What to know : Security researchers warn that "LLM routers"—services that sit between users and AI models—are emerging as powerful attack points that can intercept and alter sensitive data. The team documented real-world abuses, including 26 routers secretly injecting malicious tool calls, stealing credentials and draining a client’s crypto wallet of $500,000. As industry leaders predict AI agents will soon mediate trillions of dollars in commerce and dominate crypto transactions, the researchers say the largely unregulated router infrastructure poses cascading, weakest-link risks to users’ funds and systems.
The cryptocurrency industry is racing toward a future where AI agents handle everything from booking flights to executing trades and making payments, but new research suggests the infrastructure underpinning that shift may not be secure.
McKinsey recently projected that AI agents could mediate $3 trillion to $5 trillion of global consumer commerce by 2030.
Coinbase founder Brian Armstrong said on X that “very soon” there will be more AI agents than humans making transactions on the internet. Binance founder Changpeng Zhao was more bold, predicting agents will make one million times more payments than people, all in crypto.

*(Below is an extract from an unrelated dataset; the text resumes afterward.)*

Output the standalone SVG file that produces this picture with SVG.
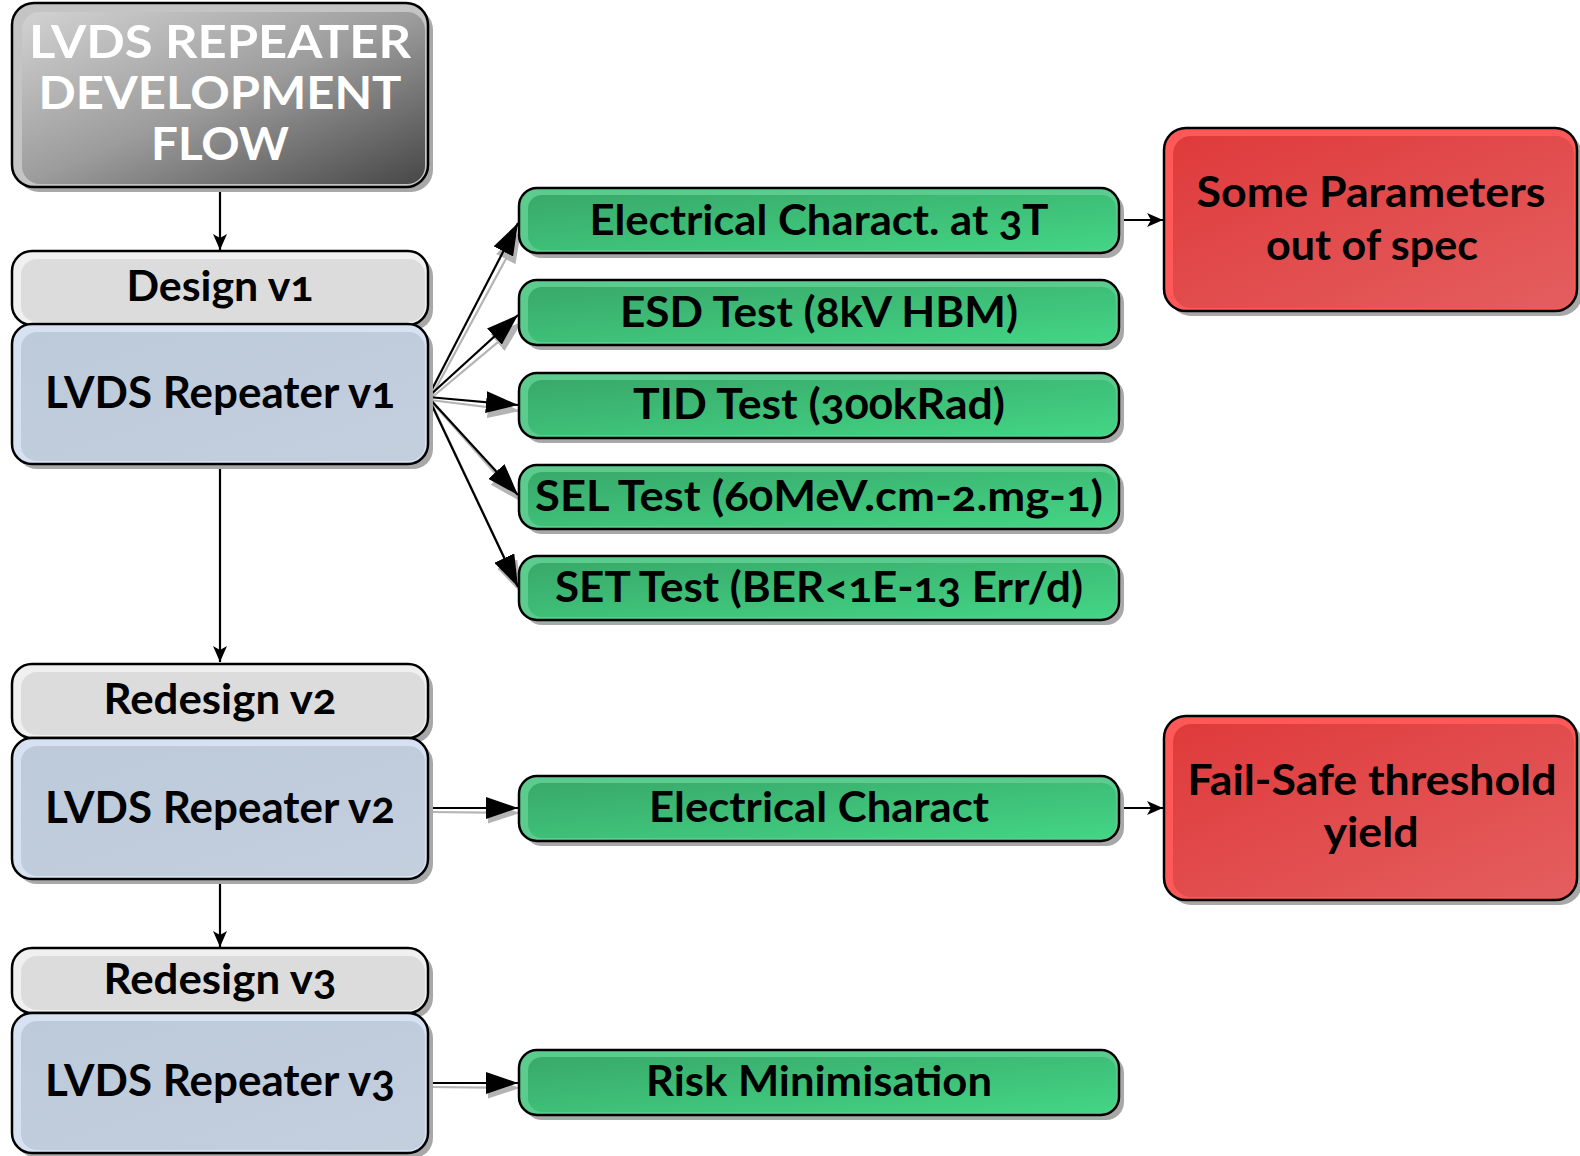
<svg xmlns="http://www.w3.org/2000/svg" width="1580" height="1156" viewBox="0 0 1580 1156">
  <style>
    .t { font-family: Lato, "Open Sans", "DejaVu Sans", sans-serif; font-weight: bold; fill: #000; text-anchor: middle; font-variant-numeric: oldstyle-nums; }
    .tw { fill: #ffffff; }
    .edge { fill: none; stroke: #000; stroke-width: 2.5; }
    .shadow { fill: #a8a8a8; }
    .link { fill: none; stroke: #000; stroke-width: 2.2; }
    .linkS { fill: none; stroke: #b4b4b4; stroke-width: 2.2; }
  </style>
  <defs>
    <linearGradient id="gTitle" x1="0" y1="0" x2="1" y2="1">
      <stop offset="0" stop-color="#d2d2d2"/>
      <stop offset="0.5" stop-color="#9c9c9c"/>
      <stop offset="1" stop-color="#474747"/>
    </linearGradient>
    <linearGradient id="gBlue" x1="0" y1="0" x2="1" y2="1">
      <stop offset="0" stop-color="#bccada"/>
      <stop offset="1" stop-color="#c4cfde"/>
    </linearGradient>
    <linearGradient id="gGreen" x1="0" y1="0" x2="1" y2="1">
      <stop offset="0" stop-color="#39a96a"/>
      <stop offset="1" stop-color="#43d585"/>
    </linearGradient>
    <linearGradient id="gRed" x1="0" y1="0" x2="1" y2="1">
      <stop offset="0" stop-color="#df3a3b"/>
      <stop offset="1" stop-color="#e45e5f"/>
    </linearGradient>
    <marker id="bigHead" markerUnits="userSpaceOnUse" markerWidth="32" markerHeight="22" refX="32" refY="11" orient="auto">
      <path d="M0,0 L32,11 L0,22 z" fill="#000"/>
    </marker>
    <marker id="bigHeadS" markerUnits="userSpaceOnUse" markerWidth="32" markerHeight="22" refX="32" refY="11" orient="auto">
      <path d="M0,0 L32,11 L0,22 z" fill="#b4b4b4"/>
    </marker>
    <marker id="smallHead" markerUnits="userSpaceOnUse" markerWidth="16" markerHeight="14" refX="16" refY="7" orient="auto">
      <path d="M0,0 L16,7 L0,14 L4,7 z" fill="#000"/>
    </marker>
  </defs>

  <rect width="1580" height="1156" fill="#ffffff"/>

  <!-- connectors -->
  <g id="connectors">
    <!-- soft copies under the fan-out arrows -->
    <line class="linkS" x1="430" y1="399" x2="521" y2="231" marker-end="url(#bigHeadS)"/>
    <line class="linkS" x1="430" y1="399" x2="522" y2="322" marker-end="url(#bigHeadS)"/>
    <line class="linkS" x1="430" y1="400" x2="520" y2="411" marker-end="url(#bigHeadS)"/>
    <line class="linkS" x1="430" y1="400" x2="520" y2="501" marker-end="url(#bigHeadS)"/>
    <line class="linkS" x1="430" y1="400" x2="521" y2="593" marker-end="url(#bigHeadS)"/>
    <line class="linkS" x1="430" y1="812" x2="520" y2="813" marker-end="url(#bigHeadS)"/>
    <line class="linkS" x1="430" y1="1087" x2="520" y2="1088" marker-end="url(#bigHeadS)"/>

    <line class="link" x1="220" y1="188" x2="220" y2="250" marker-end="url(#smallHead)"/>
    <line class="link" x1="220" y1="464" x2="220" y2="662" marker-end="url(#smallHead)"/>
    <line class="link" x1="220" y1="879" x2="220" y2="947" marker-end="url(#smallHead)"/>

    <line class="link" x1="428" y1="397" x2="518" y2="223" marker-end="url(#bigHead)"/>
    <line class="link" x1="428" y1="397" x2="518" y2="315" marker-end="url(#bigHead)"/>
    <line class="link" x1="428" y1="397" x2="518" y2="405" marker-end="url(#bigHead)"/>
    <line class="link" x1="428" y1="397" x2="518" y2="495" marker-end="url(#bigHead)"/>
    <line class="link" x1="428" y1="397" x2="518" y2="587" marker-end="url(#bigHead)"/>
    <line class="link" x1="428" y1="808" x2="518" y2="808" marker-end="url(#bigHead)"/>
    <line class="link" x1="428" y1="1083" x2="518" y2="1083" marker-end="url(#bigHead)"/>

    <line class="link" x1="1119" y1="220" x2="1163" y2="220" marker-end="url(#smallHead)"/>
    <line class="link" x1="1119" y1="808" x2="1163" y2="808" marker-end="url(#smallHead)"/>
  </g>

  <!-- title -->
  <g id="title">
    <rect class="shadow" x="17" y="8" width="416" height="184" rx="22"/>
    <rect x="12" y="3" width="416" height="184" rx="22" fill="#c4c4c4"/>
    <rect x="22" y="12" width="403" height="172" rx="18" fill="url(#gTitle)"/>
    <rect class="edge" x="12" y="3" width="416" height="184" rx="22"/>
    <text class="t tw" x="220" y="58" font-size="46" textLength="382" lengthAdjust="spacingAndGlyphs">LVDS REPEATER</text>
    <text class="t tw" x="220" y="109" font-size="46" textLength="363" lengthAdjust="spacingAndGlyphs">DEVELOPMENT</text>
    <text class="t tw" x="220" y="160" font-size="46" textLength="138" lengthAdjust="spacingAndGlyphs">FLOW</text>
  </g>

  <!-- version 1 -->
  <g id="design-v1">
    <rect class="shadow" x="17" y="256" width="416" height="74" rx="20"/>
    <rect x="12" y="251" width="416" height="74" rx="20" fill="#f0f0f0"/>
    <rect x="21" y="259" width="404" height="63" rx="16" fill="#dcdcdc"/>
    <rect class="edge" x="12" y="251" width="416" height="74" rx="20"/>
    <text class="t" x="220" y="301" font-size="42" textLength="187" lengthAdjust="spacingAndGlyphs">Design v1</text>
  </g>
  <g id="repeater-v1">
    <rect class="shadow" x="17" y="329" width="416" height="140" rx="20"/>
    <rect x="12" y="324" width="416" height="140" rx="20" fill="#d6e2f2"/>
    <rect x="21" y="332" width="404" height="129" rx="16" fill="url(#gBlue)"/>
    <rect class="edge" x="12" y="324" width="416" height="140" rx="20"/>
    <text class="t" x="220" y="408" font-size="43" textLength="350" lengthAdjust="spacingAndGlyphs">LVDS Repeater v1</text>
  </g>

  <!-- version 2 -->
  <g id="redesign-v2">
    <rect class="shadow" x="17" y="669" width="416" height="74" rx="20"/>
    <rect x="12" y="664" width="416" height="74" rx="20" fill="#f0f0f0"/>
    <rect x="21" y="672" width="404" height="63" rx="16" fill="#dcdcdc"/>
    <rect class="edge" x="12" y="664" width="416" height="74" rx="20"/>
    <text class="t" x="220" y="714" font-size="42" textLength="233" lengthAdjust="spacingAndGlyphs">Redesign v2</text>
  </g>
  <g id="repeater-v2">
    <rect class="shadow" x="17" y="743" width="416" height="141" rx="20"/>
    <rect x="12" y="738" width="416" height="141" rx="20" fill="#d6e2f2"/>
    <rect x="21" y="746" width="404" height="130" rx="16" fill="url(#gBlue)"/>
    <rect class="edge" x="12" y="738" width="416" height="141" rx="20"/>
    <text class="t" x="220" y="823" font-size="43" textLength="350" lengthAdjust="spacingAndGlyphs">LVDS Repeater v2</text>
  </g>

  <!-- version 3 -->
  <g id="redesign-v3">
    <rect class="shadow" x="17" y="953" width="416" height="65" rx="20"/>
    <rect x="12" y="948" width="416" height="65" rx="20" fill="#f0f0f0"/>
    <rect x="21" y="956" width="404" height="54" rx="16" fill="#dcdcdc"/>
    <rect class="edge" x="12" y="948" width="416" height="65" rx="20"/>
    <text class="t" x="220" y="994" font-size="42" textLength="233" lengthAdjust="spacingAndGlyphs">Redesign v3</text>
  </g>
  <g id="repeater-v3">
    <rect class="shadow" x="17" y="1018" width="416" height="140" rx="20"/>
    <rect x="12" y="1013" width="416" height="140" rx="20" fill="#d6e2f2"/>
    <rect x="21" y="1021" width="404" height="129" rx="16" fill="url(#gBlue)"/>
    <rect class="edge" x="12" y="1013" width="416" height="140" rx="20"/>
    <text class="t" x="220" y="1096" font-size="43" textLength="350" lengthAdjust="spacingAndGlyphs">LVDS Repeater v3</text>
  </g>

  <!-- test steps -->
  <g id="elec-3t">
    <rect class="shadow" x="524" y="193" width="600" height="65" rx="18"/>
    <rect x="519" y="188" width="600" height="65" rx="18" fill="#5ccc8e"/>
    <rect x="528" y="195" width="588" height="55" rx="14" fill="url(#gGreen)"/>
    <rect class="edge" x="519" y="188" width="600" height="65" rx="18"/>
    <text class="t" x="819" y="235" font-size="42" textLength="459" lengthAdjust="spacingAndGlyphs">Electrical Charact. at 3T</text>
  </g>
  <g id="esd">
    <rect class="shadow" x="524" y="285" width="600" height="65" rx="18"/>
    <rect x="519" y="280" width="600" height="65" rx="18" fill="#5ccc8e"/>
    <rect x="528" y="287" width="588" height="55" rx="14" fill="url(#gGreen)"/>
    <rect class="edge" x="519" y="280" width="600" height="65" rx="18"/>
    <text class="t" x="819" y="327" font-size="42" textLength="398" lengthAdjust="spacingAndGlyphs">ESD Test (8kV HBM)</text>
  </g>
  <g id="tid">
    <rect class="shadow" x="524" y="378" width="600" height="65" rx="18"/>
    <rect x="519" y="373" width="600" height="65" rx="18" fill="#5ccc8e"/>
    <rect x="528" y="380" width="588" height="55" rx="14" fill="url(#gGreen)"/>
    <rect class="edge" x="519" y="373" width="600" height="65" rx="18"/>
    <text class="t" x="819" y="419" font-size="42" textLength="372" lengthAdjust="spacingAndGlyphs">TID Test (300kRad)</text>
  </g>
  <g id="sel">
    <rect class="shadow" x="524" y="470" width="600" height="64" rx="18"/>
    <rect x="519" y="465" width="600" height="64" rx="18" fill="#5ccc8e"/>
    <rect x="528" y="472" width="588" height="54" rx="14" fill="url(#gGreen)"/>
    <rect class="edge" x="519" y="465" width="600" height="64" rx="18"/>
    <text class="t" x="819" y="511" font-size="42" textLength="568" lengthAdjust="spacingAndGlyphs">SEL Test (60MeV.cm-2.mg-1)</text>
  </g>
  <g id="set">
    <rect class="shadow" x="524" y="561" width="600" height="64" rx="18"/>
    <rect x="519" y="556" width="600" height="64" rx="18" fill="#5ccc8e"/>
    <rect x="528" y="563" width="588" height="54" rx="14" fill="url(#gGreen)"/>
    <rect class="edge" x="519" y="556" width="600" height="64" rx="18"/>
    <text class="t" x="819" y="602" font-size="42" textLength="528" lengthAdjust="spacingAndGlyphs">SET Test (BER&lt;1E-13 Err/d)</text>
  </g>
  <g id="elec-v2">
    <rect class="shadow" x="524" y="781" width="600" height="65" rx="18"/>
    <rect x="519" y="776" width="600" height="65" rx="18" fill="#5ccc8e"/>
    <rect x="528" y="783" width="588" height="55" rx="14" fill="url(#gGreen)"/>
    <rect class="edge" x="519" y="776" width="600" height="65" rx="18"/>
    <text class="t" x="819" y="822" font-size="42" textLength="340" lengthAdjust="spacingAndGlyphs">Electrical Charact</text>
  </g>
  <g id="risk">
    <rect class="shadow" x="524" y="1055" width="600" height="65" rx="18"/>
    <rect x="519" y="1050" width="600" height="65" rx="18" fill="#5ccc8e"/>
    <rect x="528" y="1057" width="588" height="55" rx="14" fill="url(#gGreen)"/>
    <rect class="edge" x="519" y="1050" width="600" height="65" rx="18"/>
    <text class="t" x="819" y="1096" font-size="42" textLength="346" lengthAdjust="spacingAndGlyphs">Risk Minimisation</text>
  </g>

  <!-- outcomes -->
  <g id="out-of-spec">
    <rect class="shadow" x="1169" y="133" width="413" height="183" rx="22"/>
    <rect x="1164" y="128" width="413" height="183" rx="22" fill="#ff5858"/>
    <rect x="1173" y="136" width="401" height="172" rx="18" fill="url(#gRed)"/>
    <rect class="edge" x="1164" y="128" width="413" height="183" rx="22"/>
    <text class="t" x="1371" y="207" font-size="42" textLength="349" lengthAdjust="spacingAndGlyphs">Some Parameters</text>
    <text class="t" x="1372" y="260" font-size="42" textLength="212" lengthAdjust="spacingAndGlyphs">out of spec</text>
  </g>
  <g id="failsafe">
    <rect class="shadow" x="1169" y="721" width="413" height="184" rx="22"/>
    <rect x="1164" y="716" width="413" height="184" rx="22" fill="#ff5858"/>
    <rect x="1173" y="724" width="401" height="173" rx="18" fill="url(#gRed)"/>
    <rect class="edge" x="1164" y="716" width="413" height="184" rx="22"/>
    <text class="t" x="1372" y="795" font-size="42" textLength="369" lengthAdjust="spacingAndGlyphs">Fail-Safe threshold</text>
    <text class="t" x="1371" y="847" font-size="42" textLength="95" lengthAdjust="spacingAndGlyphs">yield</text>
  </g>
</svg>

But a group of security academic and crypto researchers have released a paper explaining that a largely overlooked piece of AI infrastructure is already being used to steal credentials and even drain crypto wallets.
The authors of the papers are researchers affiliated with the University of California, Santa Barbara, the University of California, San Diego, blockchain firm Fuzzland and World Liberty Financial.
Powerful attack points
The team found that so-called “LLM routers,” or services that sit between users and AI models, can act as a powerful attack point exploited by malicious actors. These routers are designed to forward requests to models like OpenAI or Anthropic, but they also have full access to everything passing through them, including sensitive data.
“LLM agents have moved beyond conversational assistants into systems that book flights, execute code, and manage infrastructure on behalf of users,” the researchers wrote, highlighting how quickly these tools are taking on real-world financial and operational tasks.
The LLM routers or attack points leave users extremely vulnerable as they assume they are interacting directly with a reputable AI model such as OpenAI, Grok or otherwise, when in reality many requests pass through intermediary services that can see and modify that data, the researchers said.
According to one of the researchers, Chaofan Shou, the problem is no longer theoretical. He wrote on X that “26 LLM routers are secretly injecting malicious tool calls and stealing creds. One drained our client $500k wallet. We also managed to poison routers to forward traffic to us. Within several hours, we can directly take over ~400 hosts.”
“A malicious router can replace a benign command with an attacker-controlled one or silently exfiltrate every credential that passes through it,” the researchers wrote.
The researchers said that because these systems can operate autonomously, including frequently approving and executing actions without human review, a single altered instruction can immediately compromise systems or funds.
For crypto users, the implications are severe as private keys, API credentials and wallet access tokens often pass through these systems in plain text. The researchers found multiple cases where routers simply collected those secrets, the paper reveals. In one instance, a test Ethereum wallet was drained after its private key was exposed.
“Once exposed, credentials like private keys can be copied and reused without the user’s knowledge,” the authors of the paper noted.
Cascading risks
The team also demonstrated how easy it is to expand the attack. By “poisoning” parts of the router ecosystem, essentially tricking services into forwarding traffic, they were able to observe and potentially control hundreds of downstream systems within hours.
“A single malicious router in the chain is enough to compromise the entire system,” the researchers wrote, underscoring what they describe as a weakest-link problem.
That suggests a cascading risk of even if a user trusts their AI provider, the infrastructure in between may not be trustworthy, they stated in their paper.
That creates a potential mismatch as industry leaders increasingly predict AI agents will handle a growing share of crypto activity, while the underlying infrastructure still lacks guarantees that outputs haven’t been tampered with, they added.